Colour, vibrancy, abstraction and what he calls a “psychedelic aesthetic” have always informed the work of Thomas Russell, but he’s wary of the connotations his art might sometimes imply. “I don’t like the misconception that because I make colourful stuff, and I like warped visuals, that it’s all about drugs,” he says. “It’s more of a philosophical thing.”
Two minutes with the young Melbourne video artist is enough to convince you that his beautiful and kaleidoscopic visuals come from a considered collection of fascinations with the biological world, human cognisance, the role of the observer and a real-time response to stimuli.
Having left his bedroom studio for a workspace at Carlton’s Goodtime Studios in Melbourne in late 2012, Russell has since built a twofold practice: creating contemporary art pieces and also live visual content which he projects onto stage during band performances. For the latter, his inventive techniques have won him work with Chet Faker, Owl Eyes, Snakadaktal, Hiatus Kaiyote and more. “I like to work with artists who have integrity,” he offers. “It’s something I try to do in my own work – to be true to a very core philosophy. If I can create artwork that talks about what I’m passionate about, it’s close to home, so it has a truth to it.”

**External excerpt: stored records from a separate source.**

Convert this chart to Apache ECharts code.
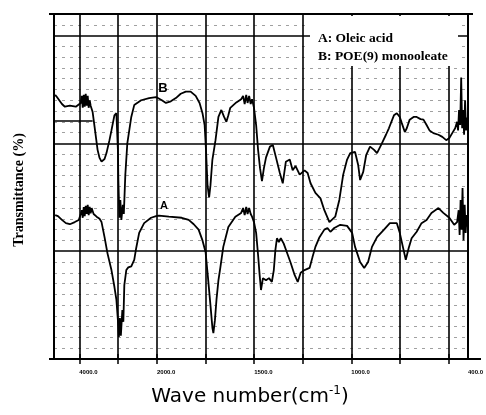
<!DOCTYPE html>
<html>
<head>
<meta charset="utf-8">
<script src="https://cdn.jsdelivr.net/npm/echarts@6/dist/echarts.min.js"></script>
<style>
  html, body { margin: 0; padding: 0; background: #fff; }
  #chart { width: 486px; height: 415px; }
</style>
</head>
<body>
<div id="chart"></div>
<script>
// values (wave number in cm-1, transmittance in chart divisions)
const waveB = [4620, 4575, 4446, 4370, 4242, 4089, 3962, 3936, 3911, 3885, 3860, 3834, 3809, 3783, 3758, 3732, 3707,
  3656, 3605, 3529, 3478, 3427, 3350, 3300, 3223, 3172, 3096, 3045, 3006, 2994, 2968, 2943, 2917, 2879, 2854, 2815,
  2764, 2662, 2586, 2408, 2204, 2025, 1975, 1954, 1929, 1903, 1878, 1852, 1827, 1801, 1781, 1766, 1755, 1748, 1740,
  1732, 1725, 1715, 1699, 1684, 1669, 1656, 1643, 1633, 1623, 1592, 1567, 1557, 1549, 1541, 1534, 1526, 1518, 1511,
  1501, 1490, 1480, 1470, 1460, 1450, 1439, 1419, 1404, 1388, 1368, 1353, 1337, 1317, 1302, 1287, 1266, 1241, 1225,
  1210, 1185, 1159, 1139, 1113, 1083, 1062, 1042, 1022, 1006, 981, 965, 955, 939, 924, 904, 883, 868, 843, 822, 807,
  781, 766, 751, 741, 725, 715, 700, 680, 664, 644, 629, 613, 598, 578, 552, 532, 512, 496, 481, 466, 456, 451, 446,
  440, 435, 430, 425, 420, 415, 410, 405, 400];
const transB = [24.5, 24.3, 23.65, 23.4, 23.5, 23.4, 23.75, 24.4, 23.3, 24.5, 23.4, 24.6, 23.5, 24.4, 23.3, 24.0, 23.5,
  22.9, 21.5, 19.4, 18.65, 18.3, 18.55, 19.1, 20.3, 21.2, 22.6, 22.8, 19.4, 16.6, 13.1, 14.75, 12.9, 14.3, 13.45, 17.1,
  20.0, 22.45, 23.55, 24.0, 24.2, 24.3, 24.0, 23.75, 23.9, 24.2, 24.6, 24.8, 24.8, 24.4, 23.75, 22.8, 21.7, 19.4, 16.1,
  15.0, 16.1, 18.5, 20.3, 22.45, 23.1, 22.5, 22.0, 22.6, 23.3, 23.8, 24.1, 24.4, 23.65, 24.5, 23.75, 24.4, 23.65, 24.1,
  23.3, 21.7, 19.4, 17.7, 16.5, 17.7, 18.7, 19.7, 19.85, 18.7, 17.25, 16.3, 18.3, 18.5, 17.5, 17.9, 17.1, 17.5, 17.25,
  16.3, 15.4, 14.9, 13.8, 12.7, 13.2, 14.75, 17.1, 18.5, 19.1, 19.2, 18.0, 16.6, 17.35, 18.9, 19.7, 19.4, 19.1, 20.0,
  20.8, 21.4, 22.6, 22.8, 22.45, 21.9, 21.05, 21.4, 22.2, 22.45, 22.45, 22.25, 22.2, 21.7, 21.2, 20.95, 20.8, 20.6,
  20.3, 20.5, 20.95, 21.4, 22.0, 21.2, 23.1, 21.7, 26.1, 21.4, 23.1, 20.8, 24.0, 21.2, 22.4, 21.7];

const waveA = [4620, 4548, 4446, 4344, 4242, 4115, 4013, 3962, 3936, 3911, 3885, 3860, 3834, 3809, 3783, 3758, 3732,
  3707, 3681, 3631, 3554, 3478, 3427, 3350, 3274, 3172, 3096, 3045, 3006, 2981, 2955, 2930, 2892, 2866, 2841, 2790,
  2739, 2662, 2586, 2535, 2459, 2331, 2153, 2025, 1990, 1939, 1873, 1837, 1811, 1786, 1766, 1750, 1738, 1725, 1715,
  1710, 1702, 1694, 1684, 1674, 1659, 1633, 1597, 1567, 1557, 1549, 1541, 1534, 1526, 1518, 1511, 1501, 1490, 1480,
  1472, 1465, 1455, 1439, 1424, 1409, 1399, 1391, 1383, 1373, 1363, 1348, 1332, 1312, 1292, 1276, 1261, 1241, 1215,
  1200, 1185, 1164, 1139, 1123, 1108, 1088, 1057, 1022, 996, 981, 955, 934, 914, 894, 868, 832, 802, 766, 751, 735,
  720, 705, 690, 664, 639, 613, 588, 552, 527, 496, 471, 456, 448, 443, 438, 433, 428, 423, 417, 412, 407, 400];
const transA = [13.35, 13.25, 12.9, 12.6, 12.5, 12.7, 12.9, 13.45, 13.8, 13.1, 14.1, 13.25, 14.2, 13.45, 14.3, 13.35,
  14.1, 13.5, 14.0, 13.45, 13.2, 13.0, 12.7, 11.3, 9.8, 8.25, 6.7, 5.5, 3.6, 2.05, 3.8, 2.15, 4.55, 3.45, 6.85, 8.25,
  8.5, 8.6, 9.2, 10.3, 11.7, 12.6, 13.1, 13.25, 13.3, 13.2, 13.1, 12.9, 12.5, 12.0, 11.0, 9.9, 7.6, 5.0, 2.9, 2.4,
  3.6, 5.5, 7.3, 8.5, 10.4, 12.25, 13.2, 13.55, 14.0, 13.35, 14.1, 13.45, 14.0, 13.45, 13.2, 12.7, 11.7, 9.65, 7.8,
  6.4, 7.5, 7.3, 7.5, 7.15, 8.25, 10.1, 11.2, 10.85, 11.2, 10.7, 9.9, 8.9, 7.8, 7.15, 8.0, 8.25, 8.45, 9.45, 10.4,
  11.3, 12.0, 12.15, 11.8, 12.15, 12.45, 12.35, 11.7, 10.4, 9.0, 8.45, 9.0, 10.4, 11.3, 12.0, 12.6, 12.6, 11.7, 10.4,
  9.2, 10.3, 11.2, 11.8, 12.6, 12.9, 13.55, 14.0, 13.55, 13.1, 12.45, 12.7, 13.8, 11.5, 14.75, 12.0, 15.85, 11.0,
  14.3, 11.7, 13.35, 12.15];

const gridWave = [4000, 3000, 2000, 1750, 1500, 1250, 1000, 750, 500];
const labelWave = [4000, 2000, 1500, 1000, 400];
const legendLines = ['A: Oleic acid', 'B: POE(9) monooleate'];

// chart paper changes scale at 2000 cm-1, the high range is squeezed 5x
const BREAK = 2000, SQUEEZE = 5;
function toAxis(w) { return w <= BREAK ? w : BREAK + (w - BREAK) / SQUEEZE; }
function fromAxis(u) { return u <= BREAK ? u : BREAK + (u - BREAK) * SQUEEZE; }

const dataB = waveB.map((w, i) => [toAxis(w), transB[i]]);
const dataA = waveA.map((w, i) => [toAxis(w), transA[i]]);

const serif = 'Liberation Serif';
const curveLabel = (txt, size) => ({
  symbol: 'circle', symbolSize: 0, silent: true,
  label: { show: true, formatter: txt, color: '#000', fontWeight: 'bold', fontSize: size, fontFamily: 'Liberation Sans' }
});

let myChart = echarts.init(document.getElementById('chart'));
myChart.setOption({
  animation: false,
  backgroundColor: '#fff',
  grid: { left: 54, right: 14, top: 14, bottom: 56 },
  xAxis: [
    {
      type: 'value', inverse: true, min: 400, max: 2530,
      axisLine: { lineStyle: { color: '#000', width: 2 } },
      axisTick: { show: true, length: 5, lineStyle: { color: '#000', width: 1.5 },
        customValues: gridWave.map(toAxis) },
      axisLabel: {
        customValues: labelWave.map(toAxis), showMinLabel: true, showMaxLabel: true,
        formatter: v => fromAxis(v).toFixed(1), align: 'left', margin: 10,
        fontSize: 6, fontWeight: 'bold', color: '#000', fontFamily: 'Liberation Sans'
      },
      splitLine: { show: false }
    },
    {
      type: 'value', inverse: true, min: 400, max: 2530, position: 'top',
      axisLine: { show: true, lineStyle: { color: '#000', width: 2 } },
      axisTick: { show: true, length: 5, lineStyle: { color: '#000', width: 1.5 },
        customValues: gridWave.map(toAxis) },
      axisLabel: { show: false },
      splitLine: { show: false }
    }
  ],
  yAxis: [
    {
      type: 'value', min: 0, max: 32, interval: 10,
      axisLine: { show: true, lineStyle: { color: '#000', width: 2 } },
      axisTick: { show: false },
      axisLabel: { show: false },
      splitLine: { show: true, lineStyle: { color: '#000', width: 1.6 } },
      minorTick: { show: false, splitNumber: 10 },
      minorSplitLine: { show: true, lineStyle: { color: '#a0a0a0', width: 1, type: [3, 5] } }
    },
    {
      type: 'value', min: 0, max: 32, position: 'right',
      axisLine: { show: true, lineStyle: { color: '#000', width: 2 } },
      axisTick: { show: false }, axisLabel: { show: false }, splitLine: { show: false }
    }
  ],
  series: [
    {
      name: 'B', type: 'line', data: dataB, symbol: 'none', z: 4,
      lineStyle: { color: '#000', width: 1.8 },
      markPoint: Object.assign(curveLabel('B', 13), { data: [{ coord: [toAxis(1969), 25.1] }] })
    },
    {
      name: 'A', type: 'line', data: dataA, symbol: 'none', z: 4,
      lineStyle: { color: '#000', width: 1.8 },
      markPoint: Object.assign(curveLabel('A', 11), { data: [{ coord: [toAxis(1964), 14.2] }] })
    },
    {
      name: 'paper', type: 'line', data: [], z: 2,
      markLine: {
        silent: true, symbol: ['none', 'none'], label: { show: false },
        lineStyle: { color: '#000', width: 1.6, type: 'solid' },
        data: gridWave.map(w => ({ xAxis: toAxis(w) })).concat([
          [{ coord: [toAxis(4650), 22.1] }, { coord: [toAxis(3656), 22.1] }]
        ])
      }
    }
  ],
  graphic: [
    // axis lines of the paper run a little past the frame
    { type: 'line', shape: { x1: 49, y1: 359, x2: 481, y2: 359 }, style: { stroke: '#000', lineWidth: 2 }, z: 40 },
    { type: 'line', shape: { x1: 49, y1: 14, x2: 473, y2: 14 }, style: { stroke: '#000', lineWidth: 2 }, z: 40 },
    { type: 'rect', shape: { x: 310, y: 16, width: 148, height: 50 }, style: { fill: '#fff' }, z: 50 },
    { type: 'text', x: 318, y: 39, z: 51,
      style: { text: legendLines[0], font: 'bold 13.5px "' + serif + '"', fill: '#000', verticalAlign: 'middle' } },
    { type: 'text', x: 318, y: 57, z: 51,
      style: { text: legendLines[1], font: 'bold 13.5px "' + serif + '"', fill: '#000', verticalAlign: 'middle' } },
    { type: 'text', x: 19, y: 190, rotation: Math.PI / 2, z: 51,
      style: { text: 'Transmittance (%)', font: 'bold 14px "' + serif + '"', fill: '#000',
        align: 'center', verticalAlign: 'middle' } },
    { type: 'text', x: 250, y: 397, z: 51,
      style: {
        text: '{a|Wave number(cm}{s|-1}{a|)}', align: 'center', verticalAlign: 'middle',
        rich: {
          a: { fontSize: 20, fontFamily: 'DejaVu Sans', fill: '#000', lineHeight: 24 },
          s: { fontSize: 12, fontFamily: 'DejaVu Sans', fill: '#000', verticalAlign: 'top', lineHeight: 24 }
        }
      } }
  ]
});
window.onresize = function () { myChart.resize(); };
</script>
</body>
</html>
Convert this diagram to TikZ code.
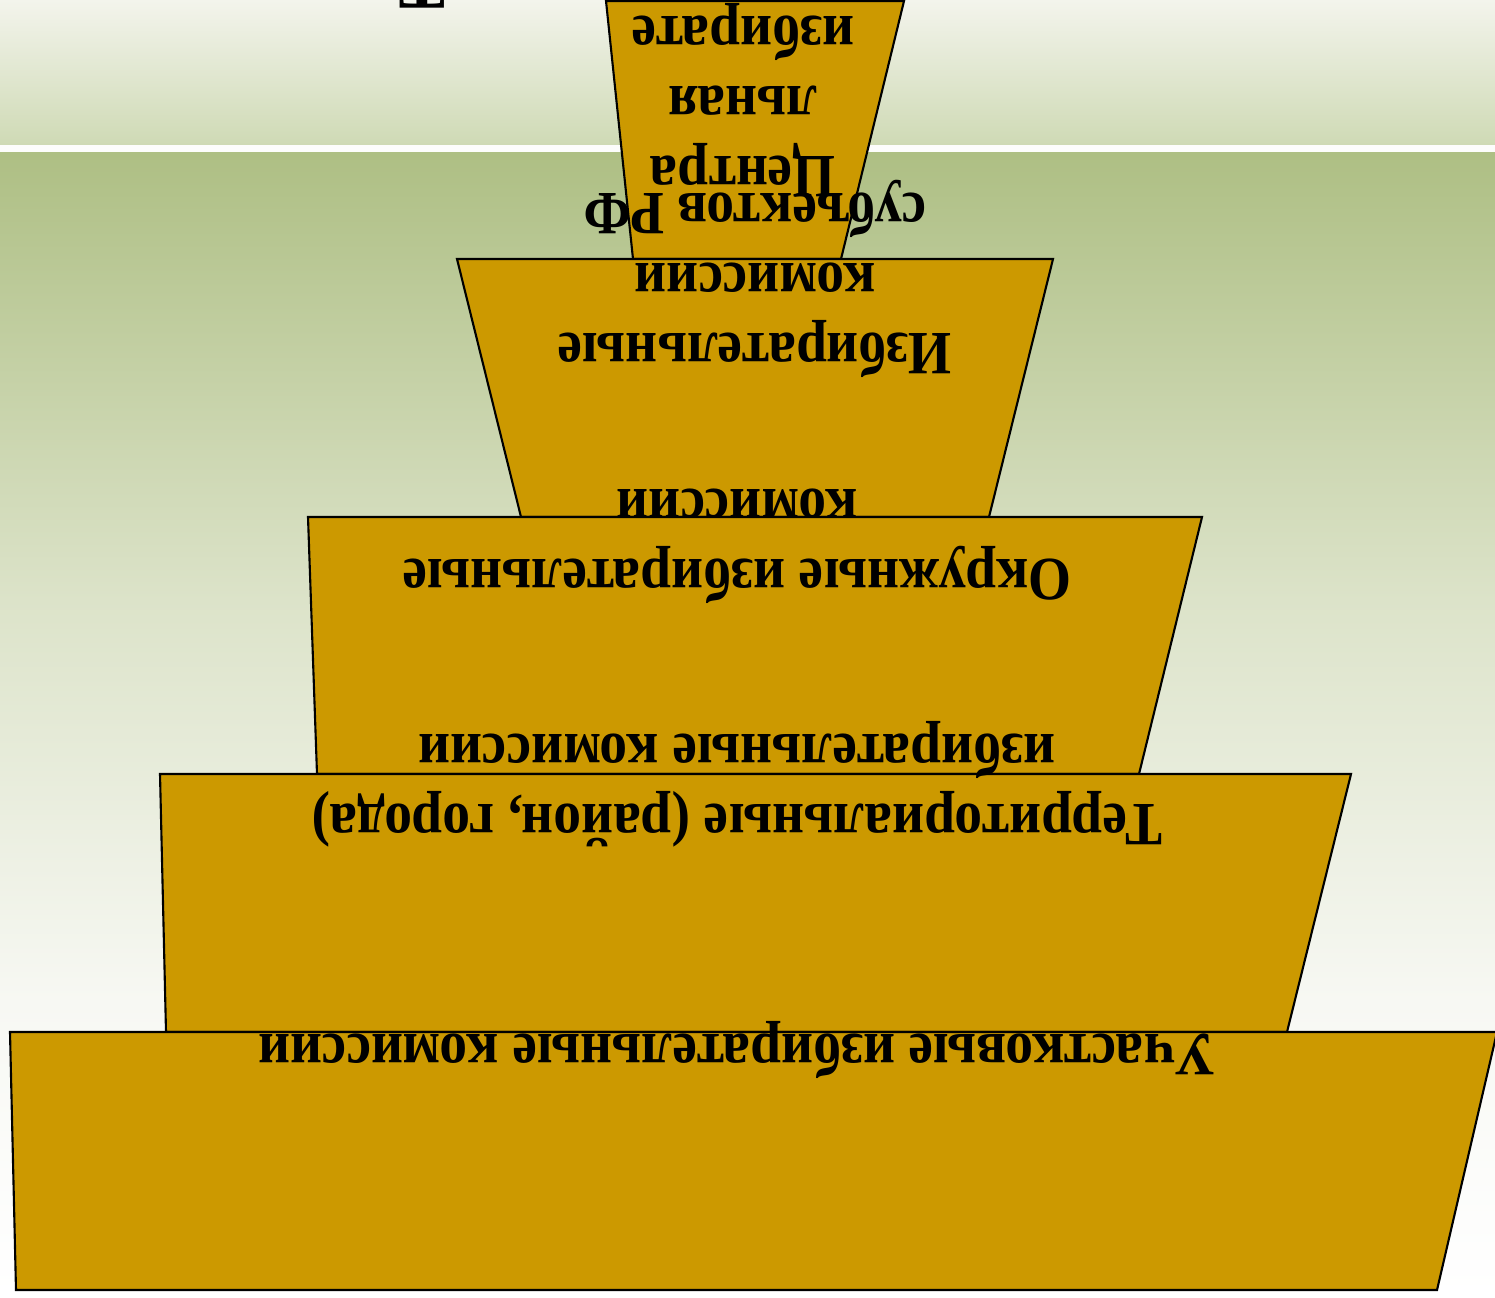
\documentclass[tikz,border=0pt]{standalone}
\usepackage{fontspec}
\setmainfont{Liberation Serif}

\definecolor{gold}{HTML}{CC9900}
\definecolor{bgtop}{HTML}{F3F4EC}
\definecolor{bgmid}{HTML}{CFDAB5}
\definecolor{bggreen}{HTML}{AEBF84}
\definecolor{bgpale}{HTML}{DCE3C9}
\definecolor{bgwhite}{HTML}{F7F8F3}

\tikzset{
  tier/.style={fill=gold, draw=black, line width=0.6pt},
  label/.style={rotate=180, xscale=0.9, align=center, inner sep=0pt,
    font=\fontsize{17.5}{19.9}\selectfont\bfseries}
}

\begin{document}
\begin{tikzpicture}[x=0.01cm, y=-0.01cm]
      \useasboundingbox (0,0) rectangle (1495,1297);

      % background
      \shade[top color=bgtop, bottom color=bgmid] (0,0) rectangle (1495,145);
      \fill[white!96!bgmid] (0,145) rectangle (1495,153);
      \shade[top color=bggreen, bottom color=bgpale] (0,153) rectangle (1495,600);
      \shade[top color=bgpale, bottom color=bgwhite] (0,600) rectangle (1495,1000);
      \shade[top color=bgwhite, bottom color=white] (0,1000) rectangle (1495,1297);

      % tiers, top to bottom
      \filldraw[tier] (606,1) -- (904,1) -- (841,259) -- (633,259) -- cycle;
      \filldraw[tier] (457,259) -- (1053,259) -- (989,517) -- (521,517) -- cycle;
      \filldraw[tier] (308,517) -- (1202,517) -- (1139,774) -- (317,774) -- cycle;
      \filldraw[tier] (160,774) -- (1351,774) -- (1287,1032) -- (166,1032) -- cycle;
      \filldraw[tier] (10,1032) -- (1497,1032) -- (1437,1290) -- (16,1290) -- cycle;

      \begin{scope}[every node/.style={label}]
        \node (cut) [anchor=north] at (422,9) {\fontsize{22}{22}\selectfont Т};
        \node (cik) at (743,100) {Центра\\льная\\избирате};
        \node (subj) at (755,279) {Избирательные\\комиссии\\субъектов РФ};
        \node (okr) at (737,546) {Окружные избирательные\\комиссии};
        \node (terr) at (737,784) {Территориальные (район, города)\\избирательные комиссии};
        \node (uch) at (737,1050) {Участковые избирательные комиссии};
      \end{scope}
   \end{tikzpicture}
\end{document}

Russell’s basic performance kit is filled with prints of Aztec tapestry, some watercolours he’s painted for a Flyying Colours show, blue cardboard with diagonal scalpel slits cut through, old Magic Eye prints, a plastic magnifying card, a piece of black card pitted with staple holes and myriad other bits and pieces. He carries the black card over to his projector and demonstrates how he uses it for a starry effect, describing how his hybrid system of analogue and digital equipment with video feedback can create “a labyrinth of dots”. This is the kind of thing that he will decide upon spontaneously at a show and manipulate the material with his own hands under the projector’s eye.
“When I started VJing for bands, I [used] VJ software,” he says. “It was all pre-made and planned and I found that it was restricting, because a live performance is live; it happens differently every time the performer gets on stage. [Now] I use live cameras, so I can respond to the flow of the set. I can have a much wider spectrum of feeling and expression by having a hands-on approach and working with crafts and the textures of things,” he says.
“I think most VJs work with pre-recorded content. I think there’s a lot of bad visual content out there and a lot of VJs who are doing visuals that aren’t relevant to what’s going on or that don’t truly respond to the atmosphere. They’re just a hired gun,” continues Russell. “It takes on this very commercial style: flashing lights! Boom-boom-boom! You’ve just seen a live show! You’ve been blown away!” he laughs. “I’m interested in what’s outside of human perception. [I’m] trying to push those boundaries a little bit, by making light seem like it’s doing something that’s sort of impossible.”
Russell’s recent projects include the Nuggets compilation record showcase at the Sydney Festival (in which he had the opportunity to work with a 20K Barco projector with a screen of cinematic size), some radiant artwork for Rat & Co’s just-released debut album and a thought-provoking piece at 2013’s Sugar Mountain Festival in Victoria titled You Are Environment. The album artwork in particular is paving an avenue towards fine art practice, which is in line with Russell’s earlier work manipulating still images in interesting ways to extend their meaning.
At the end of February, Russell’s collaboration with rising Melbourne experimental-electro group I’lls will culminate in a clip he’s created for their single Plans Only Drawn. He met the band through their support slots on tour with Chet Faker, whom Thomas travelled with on the musician’s 2012 east coast dates.
“The song’s about having plans to change your life. So I used this blueprint paper,” he says, pointing out the blossoming symmetric diagrams on his screen. “It’s introspective – it’s sort of about self-reflection, and regret, and looking for change.” The clip was created in much the same way as his live visuals are: he played the track and within a few takes had produced the material which he then projected onto I’lls vocalist Simon Lam’s face in an explication of the song’s vocal delay effects.
“It’s a humbling realisation that there’s much more to what’s going on than an individual can perceive on a surface level,” he says. “The universe, the cosmos, the inner life, the outer life. That’s why I like abstract stuff; it makes people create their own interpretation.”
I’lls single Plans Only Drawn will be released late February 2013.